Just three weeks after winding down her collegiate volleyball career at Simon Fraser University, Renkema was overseeing tryouts for the Richmond Air Attack’s U15 Black team.
It happened to be the very same club that opened the door for her opportunity years earlier when longtime Air Attack technical director Adrian Goodmurphy saw an unpolished “tall and athletic player with a good attitude.”
Renkema and her former teammate Sarah Hockley conclude their first season as co-coaches at this weekend’s provincial championships in Abbotsford.
“I’ve worked with a lot of Volleyball B.C. programs but coaching a team is a different road,” said Renkema. “There’s a lot of game strategy and who works well with each other as opposed to just working on skill base. It’s definitely a different aspect of coaching and I have been learning on the go.”
It was Goodmurphy that convinced Renkema to come back to her former club as a volunteer mentor. Having an established university player in her early 20s working with 14-and-15-year-olds couldn’t be a more ideal situation.
She is a coach and a role model.
“I think the girls can definitely relate to me and Sarah,” she said. “We are not their parents’ age and they feel comfortable to ask us questions. The girls are still at their development stage as players. It’s when they hit 16 and beyond where the focus really shifts to competition.
“There were volunteer and guest coaches who did this for me for three years. There is appreciation for what they did and it’s good to be giving back.”
Renkema’s road to becoming an elite player got off to a rocky start when she was cut from her elementary school team in Grade 6. She made it the following a year and then headed to Richmond Christian where she began to realize her potential as a dominant middle blocker.
“When I went to the Grade 8 tryouts I didn’t even know what a position was. I was the tallest kid on the team by far and they put me in the middle and that was my destiny,” smiled Renkema, who now stands at 6-foot-1.
She attended Air Attack tryouts two years later and made the “A” team. She flourished in the club environment and was selected for the U16 Baden Cup where she earned a spot on the provincial team.
With the encouragement of an older brother and attending a smaller private school, Renkema was always keen to participate in many sports as possible. However, her now flourishing volleyball career had put her at a crossroad.
“My Grade 10 year was so busy because I was playing (fastpitch) as well,” she recalled. “I realized I had to make a choice and go with (only) volleyball.”
It was during tryouts for the provincial U18 team when Renkema caught the eye of then SFU head coach Lisa Sulatycki. The Clan were converting from a CIS to a NCAA program and the chance to play exclusively American schools and travel south was alluring.

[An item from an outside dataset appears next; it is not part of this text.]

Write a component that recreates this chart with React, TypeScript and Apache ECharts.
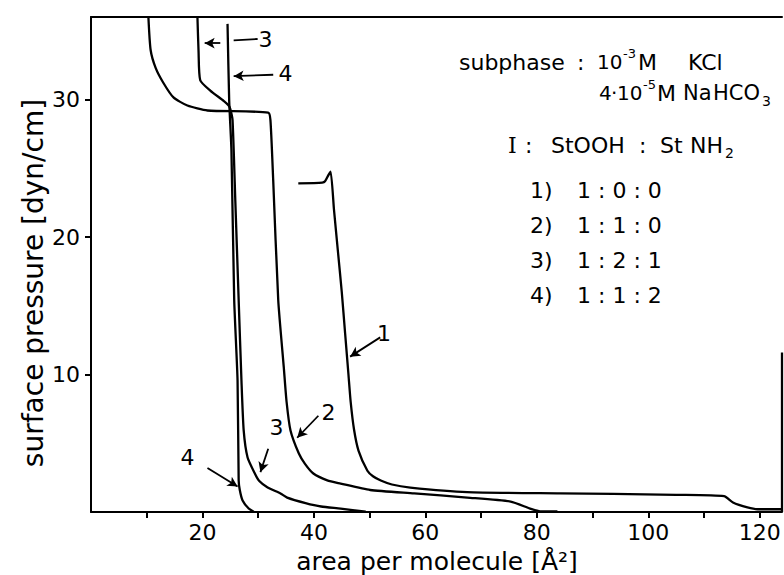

Renkema would be part of SFU’s inaugural NCAA recruiting class in 2010. After a redshirt freshman season, she earned a spot in the starting line-up and would go on to appear in 110 matches over the next four years. Three of those seasons she served as co-captain.
Wins were tough to come by for the Clan during Renkema’s first two seasons on the court. It eventually led to Sulatycki’s departure and the arrival of University of Montana assistant Gina Schmidt who starred at Oregon State University as a player.
The program turned the corner under Schmidt, leading to SFU’s first winning season in Renekma’s senior year.
“It was just a change of culture,” said Renkema. “Lisa was a great coach but the program just needed a new path and a new culture. We had a lot of talented recruits but just didn’t have the results.”
The end of Renkema’s university career coincided with her graduating with a degree in Communications and Media Studies. She is putting it to use at the Port Moody based Selects Performance and also works part-time at the Richmond Olympic Oval. It has meant a hectic schedule at times, with her coaching duties too, but Renkema makes it work.
“As a player, you know what does and doesn’t work for them,” she added. “It’s a good group of girls to coach and they are at the age where you still can mould them.”